------ Supplied information ------

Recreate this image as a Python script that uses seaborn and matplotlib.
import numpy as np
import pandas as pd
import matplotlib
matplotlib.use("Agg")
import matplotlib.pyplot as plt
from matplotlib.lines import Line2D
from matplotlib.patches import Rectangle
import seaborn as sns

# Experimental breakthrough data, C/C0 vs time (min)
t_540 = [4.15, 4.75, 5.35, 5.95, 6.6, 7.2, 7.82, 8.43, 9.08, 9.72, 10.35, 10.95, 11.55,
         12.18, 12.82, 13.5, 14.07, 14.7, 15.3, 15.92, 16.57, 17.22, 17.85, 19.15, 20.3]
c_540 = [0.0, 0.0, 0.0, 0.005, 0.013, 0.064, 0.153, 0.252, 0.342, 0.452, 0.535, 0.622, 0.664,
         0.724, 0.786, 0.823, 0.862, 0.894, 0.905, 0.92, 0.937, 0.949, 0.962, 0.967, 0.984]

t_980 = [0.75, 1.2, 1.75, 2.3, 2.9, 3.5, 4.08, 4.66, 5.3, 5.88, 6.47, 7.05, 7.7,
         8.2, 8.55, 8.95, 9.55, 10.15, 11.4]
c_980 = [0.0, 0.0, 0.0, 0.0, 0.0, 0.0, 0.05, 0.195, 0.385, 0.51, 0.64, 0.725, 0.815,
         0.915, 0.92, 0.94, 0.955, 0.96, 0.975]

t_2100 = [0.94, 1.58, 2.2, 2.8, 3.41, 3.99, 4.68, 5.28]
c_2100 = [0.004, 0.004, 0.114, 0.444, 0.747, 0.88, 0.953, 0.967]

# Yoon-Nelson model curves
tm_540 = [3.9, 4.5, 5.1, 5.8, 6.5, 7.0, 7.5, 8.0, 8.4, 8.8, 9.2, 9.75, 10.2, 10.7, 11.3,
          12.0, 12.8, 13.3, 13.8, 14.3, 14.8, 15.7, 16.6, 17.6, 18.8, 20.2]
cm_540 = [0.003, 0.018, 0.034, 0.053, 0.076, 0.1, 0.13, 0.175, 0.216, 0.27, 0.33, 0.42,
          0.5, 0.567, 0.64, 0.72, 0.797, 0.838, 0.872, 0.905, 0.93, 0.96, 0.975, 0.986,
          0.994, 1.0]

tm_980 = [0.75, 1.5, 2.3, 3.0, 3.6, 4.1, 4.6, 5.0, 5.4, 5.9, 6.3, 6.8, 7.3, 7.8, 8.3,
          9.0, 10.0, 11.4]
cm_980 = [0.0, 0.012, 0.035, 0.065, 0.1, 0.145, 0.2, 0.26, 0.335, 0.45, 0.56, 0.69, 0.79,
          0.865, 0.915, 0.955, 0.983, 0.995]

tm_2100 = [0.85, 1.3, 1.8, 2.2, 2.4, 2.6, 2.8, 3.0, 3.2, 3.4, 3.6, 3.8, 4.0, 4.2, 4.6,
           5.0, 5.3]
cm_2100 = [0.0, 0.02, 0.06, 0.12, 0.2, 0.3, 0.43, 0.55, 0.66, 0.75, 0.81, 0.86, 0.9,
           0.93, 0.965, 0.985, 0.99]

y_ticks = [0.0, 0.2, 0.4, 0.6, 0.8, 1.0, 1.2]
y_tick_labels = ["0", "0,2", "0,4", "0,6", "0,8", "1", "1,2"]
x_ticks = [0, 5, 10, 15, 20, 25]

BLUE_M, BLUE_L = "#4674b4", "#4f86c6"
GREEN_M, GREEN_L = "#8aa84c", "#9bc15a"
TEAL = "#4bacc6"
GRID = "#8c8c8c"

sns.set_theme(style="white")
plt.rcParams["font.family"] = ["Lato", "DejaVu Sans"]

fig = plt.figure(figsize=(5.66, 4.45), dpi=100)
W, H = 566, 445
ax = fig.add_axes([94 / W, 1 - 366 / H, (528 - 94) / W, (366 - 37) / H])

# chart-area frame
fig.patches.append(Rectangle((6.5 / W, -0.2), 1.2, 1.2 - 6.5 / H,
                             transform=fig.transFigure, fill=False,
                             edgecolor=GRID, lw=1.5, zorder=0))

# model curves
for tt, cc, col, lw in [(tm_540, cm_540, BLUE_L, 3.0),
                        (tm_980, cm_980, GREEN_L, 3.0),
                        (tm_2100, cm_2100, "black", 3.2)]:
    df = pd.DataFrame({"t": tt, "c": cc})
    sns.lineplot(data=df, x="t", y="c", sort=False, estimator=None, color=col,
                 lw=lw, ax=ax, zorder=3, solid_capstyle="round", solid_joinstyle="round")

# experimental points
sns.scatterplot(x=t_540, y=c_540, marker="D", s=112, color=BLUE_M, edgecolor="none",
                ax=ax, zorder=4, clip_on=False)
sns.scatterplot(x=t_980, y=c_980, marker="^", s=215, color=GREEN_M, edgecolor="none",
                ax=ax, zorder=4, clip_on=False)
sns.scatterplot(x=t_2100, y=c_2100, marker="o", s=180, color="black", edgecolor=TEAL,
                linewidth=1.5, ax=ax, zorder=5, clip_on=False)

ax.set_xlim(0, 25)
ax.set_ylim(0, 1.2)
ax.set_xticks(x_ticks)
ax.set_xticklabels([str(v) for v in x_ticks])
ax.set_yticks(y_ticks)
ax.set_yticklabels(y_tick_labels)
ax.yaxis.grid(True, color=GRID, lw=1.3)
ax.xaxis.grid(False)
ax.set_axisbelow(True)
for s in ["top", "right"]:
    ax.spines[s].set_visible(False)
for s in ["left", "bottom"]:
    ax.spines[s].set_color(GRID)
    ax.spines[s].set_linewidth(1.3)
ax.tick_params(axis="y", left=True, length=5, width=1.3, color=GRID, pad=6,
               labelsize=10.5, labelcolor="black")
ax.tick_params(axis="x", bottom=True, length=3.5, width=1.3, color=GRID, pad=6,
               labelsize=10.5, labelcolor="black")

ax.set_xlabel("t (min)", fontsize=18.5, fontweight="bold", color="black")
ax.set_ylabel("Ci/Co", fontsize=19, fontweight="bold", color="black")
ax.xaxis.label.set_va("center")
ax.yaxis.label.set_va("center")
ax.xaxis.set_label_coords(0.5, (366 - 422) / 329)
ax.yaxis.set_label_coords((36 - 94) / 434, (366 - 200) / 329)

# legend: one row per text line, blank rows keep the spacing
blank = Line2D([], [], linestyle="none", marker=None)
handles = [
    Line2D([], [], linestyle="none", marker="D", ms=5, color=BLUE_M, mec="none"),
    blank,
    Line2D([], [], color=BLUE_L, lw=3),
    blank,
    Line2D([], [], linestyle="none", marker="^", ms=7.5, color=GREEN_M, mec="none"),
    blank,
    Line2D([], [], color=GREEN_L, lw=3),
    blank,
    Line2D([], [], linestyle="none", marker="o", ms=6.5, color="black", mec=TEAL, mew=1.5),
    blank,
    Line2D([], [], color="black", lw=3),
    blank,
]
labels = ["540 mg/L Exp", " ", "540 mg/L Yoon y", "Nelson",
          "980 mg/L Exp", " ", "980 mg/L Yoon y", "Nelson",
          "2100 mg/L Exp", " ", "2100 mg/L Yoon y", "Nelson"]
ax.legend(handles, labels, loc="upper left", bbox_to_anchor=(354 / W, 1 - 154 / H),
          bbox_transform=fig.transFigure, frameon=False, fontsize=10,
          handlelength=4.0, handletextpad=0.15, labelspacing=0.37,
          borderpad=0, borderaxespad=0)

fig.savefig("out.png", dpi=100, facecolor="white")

------

**Do this:**
Say how many lines contain "matplotlib", and give nothing but that number.

**Solution for this exercise:**
6